# Is it Narcissistic to Talk to A New OC in your own Book?



## FarronTheFox (Oct 7, 2021)

Ok, I started a new tale late last night and I was introducing a new OC-- Original Character...

and I realized in my story, which I called "A Mirror of Shadows" tells about two parallel multiverses that collide and current character has to meet unexpectedly with a darker personality of himself. What makes it like a mirror, is they both have the same markings and fur color (they're both foxes yes), Farron being described as "....all black except for a dark grey striped muzzle, with a cobalt blue tipped tail and burning orange eyes..." and Spike, my other persona... ahem, _fursona_ has the exact same details, spare the color palette (red and black with icy blue eyes). They both are supposed to be the same in terms of personality (witty, sharp tongued, quick to anger etc). Is having a conversation, let alone a whole new book on something like this narcissistic in any regards?? 

~Spike


----------



## Mambi (Oct 7, 2021)

SpikeFox87 said:


> Ok, I started a new tale late last night and I was introducing a new OC-- Original Character...
> 
> and I realized in my story, which I called "A Mirror of Shadows" tells about two parallel multiverses that collide and current character has to meet unexpectedly with a darker personality of himself. What makes it like a mirror, is they both have the same markings and fur color (they're both foxes yes), Farron being described as "....all black except for a dark grey striped muzzle, with a cobalt blue tipped tail and burning orange eyes..." and Spike, my other persona... ahem, _fursona_ has the exact same details, spare the color palette (red and black with icy blue eyes). They both are supposed to be the same in terms of personality (witty, sharp tongued, quick to anger etc). Is having a conversation, let alone a whole new book on something like this narcissistic in any regards??
> 
> ~Spike



I'd think not, as you're still using the conversation counterpoints to establish the story/world/characters, as opposed to just praising each other and complementing each other. That might be a little narcissistic, but just characters interacting? I see no arrogance in that...it's all about context.


----------



## Yakamaru (Oct 7, 2021)

It's your book, your content, your characters. You can do whatever the hell you want with them as you own them. Whether people consider it narcissistic or not is quite frankly irrelevant.


----------



## wolfthewriter (Oct 10, 2021)

SpikeFox87 said:


> Ok, I started a new tale late last night and I was introducing a new OC-- Original Character...
> 
> and I realized in my story, which I called "A Mirror of Shadows" tells about two parallel multiverses that collide and current character has to meet unexpectedly with a darker personality of himself. What makes it like a mirror, is they both have the same markings and fur color (they're both foxes yes), Farron being described as "....all black except for a dark grey striped muzzle, with a cobalt blue tipped tail and burning orange eyes..." and Spike, my other persona... ahem, _fursona_ has the exact same details, spare the color palette (red and black with icy blue eyes). They both are supposed to be the same in terms of personality (witty, sharp tongued, quick to anger etc). Is having a conversation, let alone a whole new book on something like this narcissistic in any regards??
> 
> ~Spike


Is writing a book narcissistic? No, it's a means to tell a story. All writers create characters that are like them, or a part of them, and have them talking and interacting with each other. It's an interesting concept, for sure, and probably means you're exposing a lot of yourself and your own personality in writing this the way you are, but no, it's not narcissistic. 

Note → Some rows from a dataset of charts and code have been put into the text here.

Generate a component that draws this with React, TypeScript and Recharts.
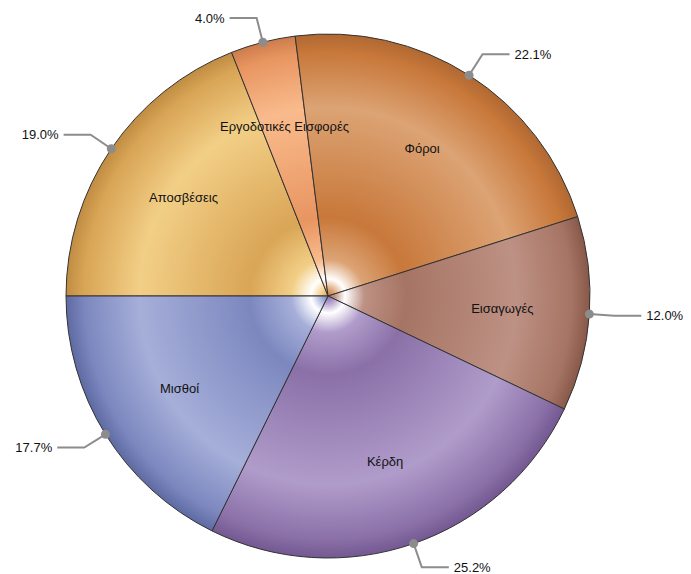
import { PieChart, Pie, Cell } from 'recharts';

const names = ['Αποσβέσεις', 'Εργοδοτικές Εισφορές', 'Φόροι', 'Εισαγωγές', 'Κέρδη', 'Μισθοί'];
const shares = [19.0, 4.0, 22.1, 12.0, 25.2, 17.7];

// [deep, light, rim] tones per slice
const tones = [
  ['#d9a556', '#f2cf86', '#c08c42'],
  ['#e89560', '#f9bb8c', '#cc7c4c'],
  ['#c8783a', '#dca374', '#b06832'],
  ['#a67464', '#bd9184', '#875848'],
  ['#8a70a7', '#b09ccb', '#735891'],
  ['#7c87bf', '#a6afd9', '#5e6aa2'],
];

const W = 691;
const H = 574;
const CX = 328;
const CY = 296;
const R = 262;
const RAD = Math.PI / 180;

const data = names.map((name, i) => ({ name, value: shares[i] }));

function renderLabel(props: any) {
  const { cx, cy, midAngle, outerRadius, name, value } = props;
  const cos = Math.cos(-midAngle * RAD);
  const sin = Math.sin(-midAngle * RAD);
  const ir = outerRadius * 0.667;
  const ix = cx + ir * cos;
  const iy = cy + ir * sin;
  const dx = cx + outerRadius * cos;
  const dy = cy + outerRadius * sin;
  const ex = cx + (outerRadius + 25) * cos;
  const ey = cy + (outerRadius + 25) * sin;
  const right = cos >= 0;
  const hx = ex + (right ? 27 : -27);
  return (
    <g>
      <text
        x={ix}
        y={iy}
        textAnchor="middle"
        dominantBaseline="central"
        fontSize={13}
        fill="#111"
        fontFamily="'Liberation Sans', Arial, sans-serif"
      >
        {name}
      </text>
      <polyline
        points={`${dx},${dy} ${ex},${ey} ${hx},${ey}`}
        fill="none"
        stroke="#8c8c8c"
        strokeWidth={2}
      />
      <circle cx={dx} cy={dy} r={4.5} fill="#8c8c8c" />
      <text
        x={hx + (right ? 5 : -5)}
        y={ey}
        textAnchor={right ? 'start' : 'end'}
        dominantBaseline="central"
        fontSize={13}
        fill="#111"
        fontFamily="'Liberation Sans', Arial, sans-serif"
      >
        {`${value.toFixed(1)}%`}
      </text>
    </g>
  );
}

export default function App() {
  return (
    <div style={{ position: 'absolute', left: 0, top: 0, background: '#fff' }}>
      <PieChart width={W} height={H} margin={{ top: 0, right: 0, bottom: 0, left: 0 }}>
        <defs>
          {tones.map(([deep, light, rim], i) => (
            <radialGradient
              key={`g${i}`}
              id={`g${i}`}
              gradientUnits="userSpaceOnUse"
              cx={CX}
              cy={CY}
              r={R}
            >
              <stop offset="0" stopColor={deep} />
              <stop offset="0.025" stopColor={light} />
              <stop offset="0.065" stopColor="#ffffff" />
              <stop offset="0.14" stopColor={light} />
              <stop offset="0.3" stopColor={deep} />
              <stop offset="0.72" stopColor={light} />
              <stop offset="0.93" stopColor={deep} />
              <stop offset="1" stopColor={rim} />
            </radialGradient>
          ))}
        </defs>
        <Pie
          data={data}
          dataKey="value"
          cx={CX}
          cy={CY}
          outerRadius={R}
          startAngle={180}
          endAngle={-180}
          stroke="#333"
          strokeWidth={1}
          labelLine={false}
          label={renderLabel}
          isAnimationActive={false}
        >
          {data.map((_, i) => (
            <Cell key={`c${i}`} fill={`url(#g${i})`} />
          ))}
        </Pie>
      </PieChart>
    </div>
  );
}
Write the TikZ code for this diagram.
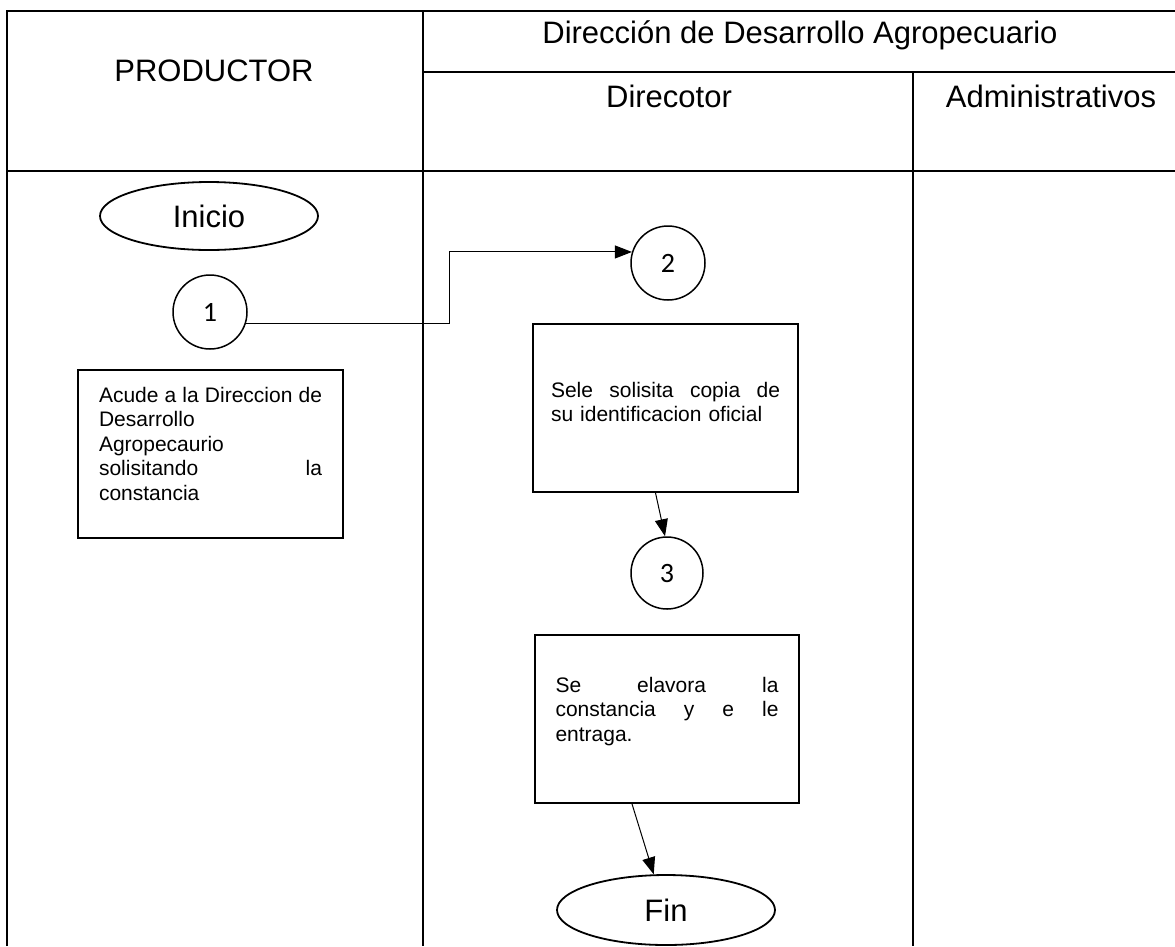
\documentclass[tikz,border=0pt]{standalone}
\usepackage{fontspec}
\setmainfont{Liberation Sans}
\newfontfamily\numfont{Carlito}
\usetikzlibrary{shapes.geometric,arrows.meta}
\begin{document}
\begin{tikzpicture}[x=1pt,y=-1pt,
  gridline/.style={line width=2pt},
  head/.style={font=\fontsize{31}{37}\selectfont, inner sep=0pt, anchor=base},
  term/.style={draw, line width=1.8pt, ellipse, minimum width=218pt, minimum height=68pt, inner sep=0pt, font=\fontsize{31}{37}\selectfont},
  conn/.style={draw, line width=1pt},
  tip/.style={-{Triangle[length=17pt,width=13pt]}},
  numc/.style={draw, circle, line width=1.5pt, minimum size=74pt, inner sep=0pt, font=\numfont\fontsize{28}{32}\selectfont},
  stepbox/.style={draw, rectangle, line width=1.8pt, minimum width=265pt, minimum height=168pt, inner sep=0pt, align=left, font=\fontsize{21}{24.5}\selectfont}
]
\useasboundingbox (0,0) rectangle (1175,946);
% table
\draw[gridline] (7,946) -- (7,11) -- (1175,11);
\draw[gridline] (423,11) -- (423,946);
\draw[gridline] (913,72) -- (913,946);
\draw[gridline] (423,72) -- (1175,72);
\draw[gridline] (7,171) -- (1175,171);
% headers
\node[head] (prod) at (214,81) {PRODUCTOR};
\node[head] (dda) at (800,43) {Dirección de Desarrollo Agropecuario};
\node[head] (dir) at (669,107) {Direcotor};
\node[head] (adm) at (1051,107) {Administrativos};
% flow
\node[term] (ini) at (209,216) {Inicio};
\node[numc] (c1) at (210,312) {1};
\node[stepbox, text width=223pt] (b1) at (210.5,454) {Acude\hfill a\hfill la\hfill Direccion\hfill de\\Desarrollo\\Agropecaurio\\solisitando\hfill la\\constancia\par\kern21pt};
\node[numc] (c2) at (668,263) {2};
\node[stepbox, text width=229pt] (b2) at (665.5,408) {Sele\hfill solisita\hfill copia\hfill de\\su identificacion oficial\par\kern12.5pt};
\node[numc, minimum size=72pt] (c3) at (667,573) {3};
\node[stepbox, text width=223pt, minimum width=264pt] (b3) at (667,719) {Se\hfill elavora\hfill la\\constancia\hfill y\hfill e\hfill le\\entraga.\par\kern15.6pt};
\node[term, minimum height=70pt] (fin) at (666,910) {Fin};
% connectors
\coordinate (k) at (449,0);
\draw[conn,tip] (c1.-17) -- (c1.-17 -| k) -- (c2.163 -| k) -- (c2.163);
\draw[conn,tip] ([xshift=-10pt]b2.south) -- ([xshift=-2pt]c3.north);
\draw[conn,tip] ([xshift=-35pt]b3.south) -- (fin.109);
\end{tikzpicture}
\end{document}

Good luck with the project!


----------



## Faustus (Nov 5, 2021)

I'm not sure why you'd think this was narcissistic, to be honest. It sounds like a fairly standard 'mirror universe' plot. It's been used a lot in sci-fi (remember the classic Star Trek episode that standardised the goatee as the universal symbol of the evil twin?) so it's not super-original, but it's not really narcissistic in my opinion.

...Well, unless the character who your OC is a copy of doesn't belong to you, and you're worried about Mary Sue-ism (technically Marty-Stu if it's a guy). That's a different matter entirely.

I guess you could also argue it was a little narcissistic if it's a deliberate self-insert, but in most cases one's fursona is a distinct entity from oneself. Writing yourself into a story can be a little narcissistic depending on the content, but writing in a favourite character is just normal. Again, if it's fan fiction, there is always the lurking pitfall of the Mary Sue.

One thing to be careful of though is the old adage 'Kill Your Darlings'. It's possible to be too fond of a character, concept or setting and to ruin a good story in service of it. Don't get too attached to anything.


----------